State's CO2 emissions continued to increase in 2018 to highest level in a decade
Washington state’s 2018 greenhouse gas emissions increased to 98.9 million metric tons (MMT) CO2, an increase of 1.4 percent from 2017, and the highest level measured since 2008. The numbers, revealed in the state’s draft 2021 Energy Strategy, continue the trend of a steady increase in GHG emissions since the 2009 recession.
In February 2018, staff at the Department of Ecology projected CO2 emissions for that year would be 93.5 MMT, citing policies they claimed would reduce the level. That projection missed the mark badly, failing to predict both the amount and even the direction of emissions.
Since 2012, Washington’s CO2 emissions have increased nearly 8 percent. The state’s per-capita emissions fell only one percent between 2012 and 2018. By way of contrast, energy-related per capital CO2 emissions for the entire United States fell 5 percent between 2012 and 2017 (the most recent year available).
The poor numbers will be cited as evidence the state needs to adopt aggressive policies to reduce emissions. The increase, however, shows how misguided our approach has been. Rather than focusing on effective, low-cost approaches that would make progress toward achieving CO2-reduction targets, a crisis mentality resulted in nearly a decade of policy failure.
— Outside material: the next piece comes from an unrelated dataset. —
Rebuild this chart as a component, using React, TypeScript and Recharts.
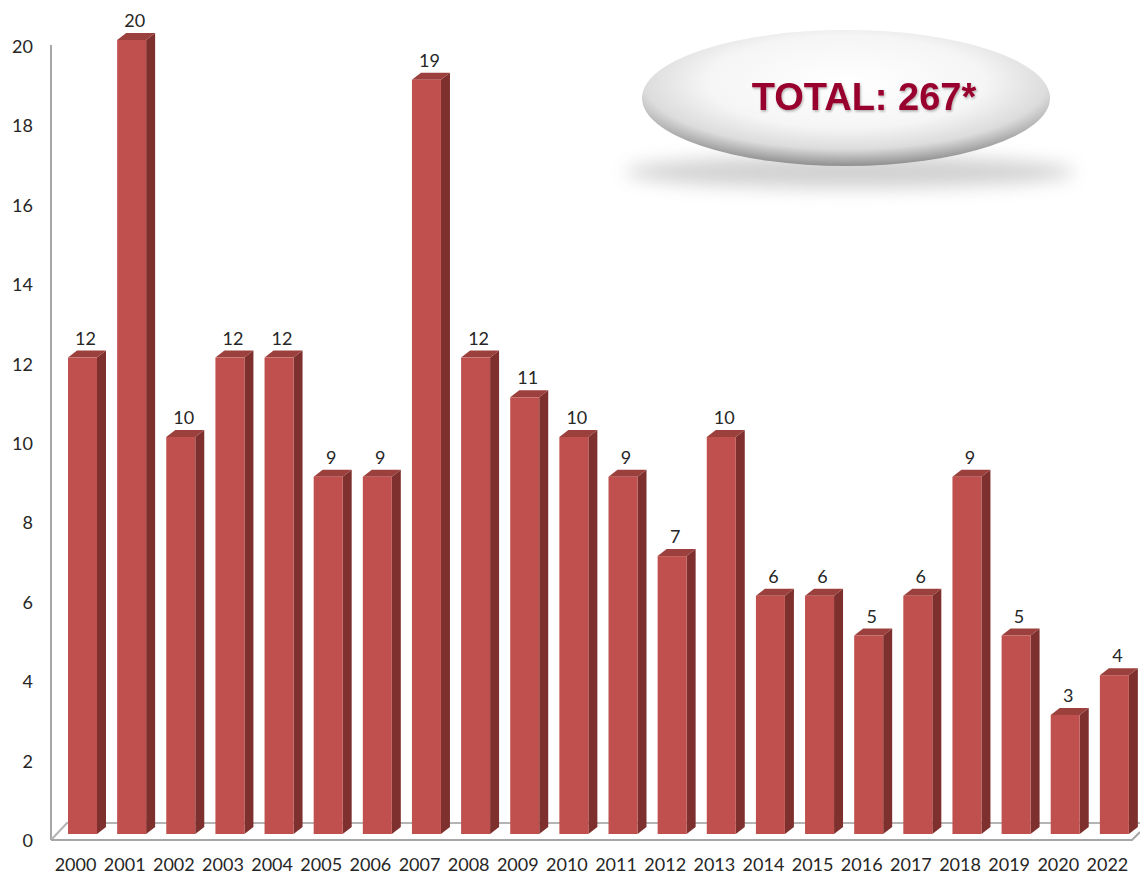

Despite citing it as the top priority for the Inslee Administration since 2013, the state has repeatedly failed to cut CO2 emissions. During that time, the governor opposed a revenue-neutral carbon tax (which the voters rejected), supported a carbon tax increase (which the voters rejected), and had several policies – including a cap-and-trade bill and a low-carbon fuel standard – fail in the legislature. During the past eight years, the only CO2-reduction measure highlighted by the governor was to reduce electricity-related CO2 emissions to zero by 2045. Currently, Washington state produces enough CO2-free electricity to supply more than 90 percent of the state’s demand. The legislation would require the state bridge the gap between 90 percent and 100 percent over the next 25 years.
Additionally, the projects the legislature has chosen to fund are some of the most expensive and least-effective options available, including rooftop solar, electric buses, and electric vehicle subsides (that go primarily to the wealthy). Projects like these waste 95 percent of the money spent on them compared to more effective projects available on the market.
The state’s 2020 target for CO2 emissions is 90 MMT. It is unclear whether the economic shutdown will have enough impact to meet that target.
Either way, continuing to follow a strategy that wastes money and time is not only expensive for the citizens of Washington state and fails to reduce CO2 emissions, it betrays that much of our climate policy is about politics, not the climate.